The stuffed, eight-year-old body of the long-deceased black-and-white Friesian-Hereford cross (that’s a cow to you and me)–once named Schvitzy–prominently hangs by its rear hoofs from the ceiling of the restaurant’s very visible glass atrium. As you can imagine, it has been creating quite a disturbing picture not just for the pizzeria’s diners but for anyone walking or driving by who happen to look inside its huge windows. The owners, Federico and Melissa Pisanelli, insist that Schvitzy “was slaughtered at her owners’ farm and her meat was ‘entirely consumed’ before her skin was stuffed.”

“The installation has a mission,” they wrote on their company’s Facebook page. “It aims to draw a connection to the true consequence of consuming dairy.

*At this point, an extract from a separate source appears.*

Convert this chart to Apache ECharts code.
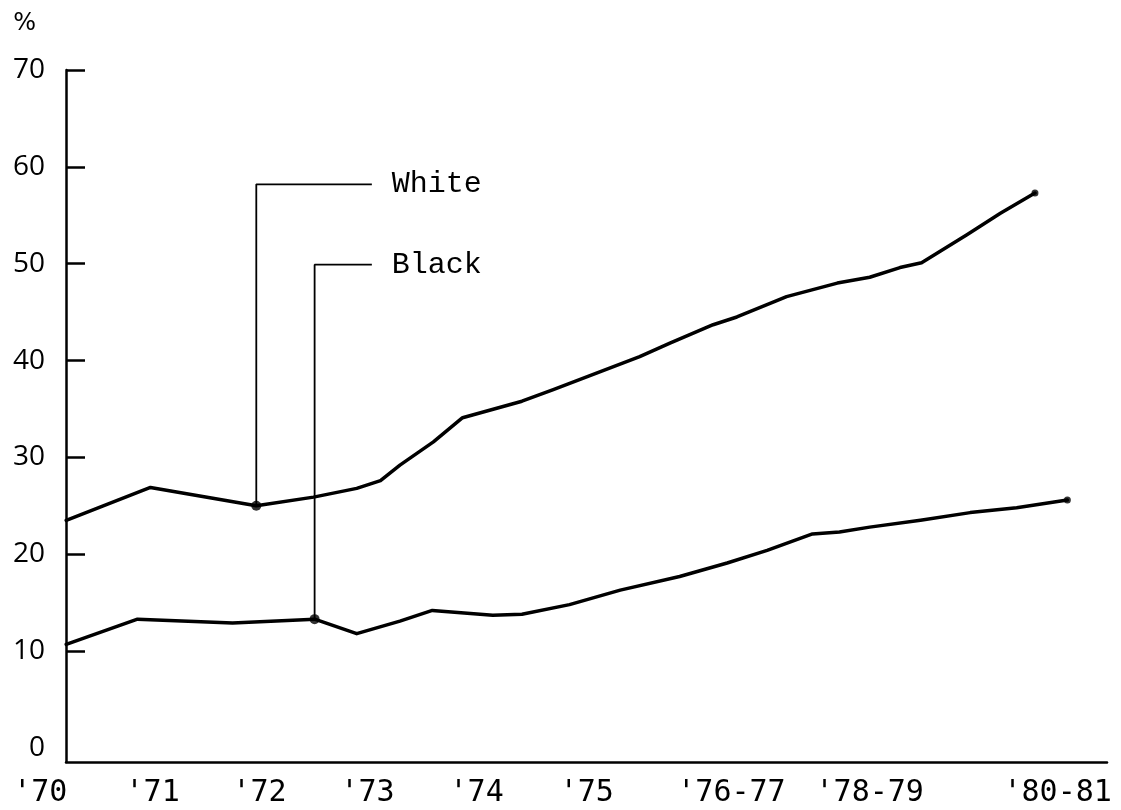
<!DOCTYPE html>
<html>
<head>
<meta charset="utf-8">
<script src="https://cdn.jsdelivr.net/npm/echarts@6/dist/echarts.min.js"></script>
<style>html,body{margin:0;padding:0;background:#fff}#c{width:1121px;height:810px}</style>
</head>
<body>
<div id="c"></div>
<script>
// ---- data (x in year-label units: '70 label ~ 0, '75 label = 5) ----
const xLabels = ["'70", "'71", "'72", "'73", "'74", "'75", "'76-77", "'78-79", "'80-81"];
const xLabelPos = [-0.09, 0.95, 1.94, 2.94, 3.95, 4.97, 6.31, 7.59, 9.33];
const yTickValues = [10, 20, 30, 40, 50, 60, 70];
const yLabelValues = [0, 10, 20, 30, 40, 50, 60, 70];

const whiteX = [0.15, 0.93, 1.91, 2.44, 2.84, 3.06, 3.24, 3.55, 3.82, 4.37, 4.66, 5.06, 5.46, 5.74, 6.14, 6.36, 6.69, 6.82, 7.29, 7.59, 7.87, 8.07, 8.49, 8.80, 9.12];
const whiteY = [23.5, 26.9, 25.0, 25.9, 26.8, 27.6, 29.2, 31.6, 34.1, 35.8, 37.0, 38.7, 40.4, 41.8, 43.7, 44.5, 46.0, 46.6, 48.0, 48.6, 49.6, 50.1, 53.0, 55.2, 57.3];

const blackX = [0.15, 0.81, 1.69, 2.45, 2.84, 3.24, 3.54, 4.10, 4.37, 4.81, 5.28, 5.83, 6.27, 6.64, 7.06, 7.31, 7.59, 8.06, 8.52, 8.95, 9.42];
const blackY = [10.7, 13.3, 12.9, 13.3, 11.8, 13.1, 14.2, 13.7, 13.8, 14.8, 16.3, 17.7, 19.1, 20.4, 22.1, 22.3, 22.8, 23.5, 24.3, 24.8, 25.6];

const seriesNames = ['White', 'Black'];
const calloutIndex = [2, 3];          // point of each series the callout points to
const calloutTop = [58.2, 49.9];      // y value of the callout elbow
const calloutEndX = 2.98;             // x value where callout lines end

// ---- layout ----
const X_MIN = 0.148, X_MAX = 9.787;
const Y_MIN = -1.45, Y_MAX = 70;
const G_LEFT = 66, G_RIGHT = 14, G_TOP = 70, G_BOTTOM = 48;
const W = 1121;
const pxPerUnit = (W - G_LEFT - G_RIGHT) / (X_MAX - X_MIN);
const X_MIN_LABELS = X_MIN - G_LEFT / pxPerUnit;

const zip = (xs, ys) => xs.map((x, i) => [x, ys[i]]);
const seriesData = [zip(whiteX, whiteY), zip(blackX, blackY)];

const chart = echarts.init(document.getElementById('c'), null, {renderer: 'canvas'});

const series = [];
seriesData.forEach((d, k) => {
  series.push({
    type: 'line', xAxisIndex: 0, yAxisIndex: 0, data: d, symbol: 'none',
    lineStyle: {color: '#000', width: 3.5, join: 'round', cap: 'round'}, z: 3, silent: true
  });
  const p = d[calloutIndex[k]];
  series.push({
    type: 'line', xAxisIndex: 0, yAxisIndex: 0, symbol: 'none', silent: true,
    data: [[p[0], p[1]], [p[0], calloutTop[k]], [calloutEndX, calloutTop[k]]],
    lineStyle: {color: '#000', width: 1.8}, z: 2,
    endLabel: {show: true, formatter: seriesNames[k], distance: 20,
      fontFamily: 'Liberation Mono', fontSize: 30, color: '#000'}
  });
  series.push({
    type: 'scatter', xAxisIndex: 0, yAxisIndex: 0, silent: true,
    data: [p], symbolSize: 10, itemStyle: {color: '#000'}, z: 4
  });
  series.push({
    type: 'scatter', xAxisIndex: 0, yAxisIndex: 0, silent: true,
    data: [d[d.length - 1]], symbolSize: 7, itemStyle: {color: '#000'}, z: 4
  });
});

const option = {
  animation: false,
  backgroundColor: '#fff',
  grid: [
    {left: G_LEFT, right: G_RIGHT, top: G_TOP, bottom: G_BOTTOM},
    {left: 0, right: G_RIGHT, top: G_TOP, bottom: G_BOTTOM}
  ],
  xAxis: [
    {type: 'value', gridIndex: 0, min: X_MIN, max: X_MAX,
      axisLine: {show: true, onZero: false, lineStyle: {color: '#000', width: 2.5}},
      axisTick: {show: false}, axisLabel: {show: false}, splitLine: {show: false}},
    {type: 'value', gridIndex: 1, min: X_MIN_LABELS, max: X_MAX,
      axisLine: {show: false}, axisTick: {show: false}, splitLine: {show: false},
      axisLabel: {show: true, customValues: xLabelPos, margin: 16,
        formatter: v => { const i = xLabelPos.findIndex(p => Math.abs(p - v) < 1e-6); return i >= 0 ? xLabels[i] : ''; },
        fontFamily: 'DejaVu Sans Mono', fontSize: 30, color: '#000'}}
  ],
  yAxis: [
    {type: 'value', gridIndex: 0, min: Y_MIN, max: Y_MAX,
      name: '%', nameLocation: 'end', nameGap: 34,
      nameTextStyle: {fontFamily: 'DejaVu Sans', fontSize: 24, color: '#000', align: 'right', padding: [0, 30, 0, 0]},
      axisLine: {show: true, onZero: false, lineStyle: {color: '#000', width: 2.5}},
      axisTick: {show: true, inside: true, length: 19, customValues: yTickValues, lineStyle: {color: '#000', width: 2.5}},
      axisLabel: {customValues: yLabelValues, margin: 21, fontFamily: 'Open Sans', fontSize: 28, color: '#000'},
      splitLine: {show: false}},
    {type: 'value', gridIndex: 1, min: Y_MIN, max: Y_MAX, show: false}
  ],
  series: series
};
chart.setOption(option);
</script>
</body>
</html>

We do not aim to influence on whether one should consume dairy, but rather, we urge our consumers to understand the origin of their food in order to make a conscious decision on whether to eat it.”

Whatever the intention, the response has been swift and vitriolic. People have called the owners sensationalistic. News of the cow’s display has drawn reactions from all over the world, with one woman posting a change.org petition asking the owners to remove Schvitzy from the ceiling. The petition has attracted more than 4,000 signers so far.

The Pisanellis don’t seem concern their display might be a turnoff. Their aim is to better educate their customers’ “programmed perceptions” about where their food comes from.

“Etica believes it is much more powerful to make an informed choice rather than adopt an ideology that one does not completely understand,” they wrote.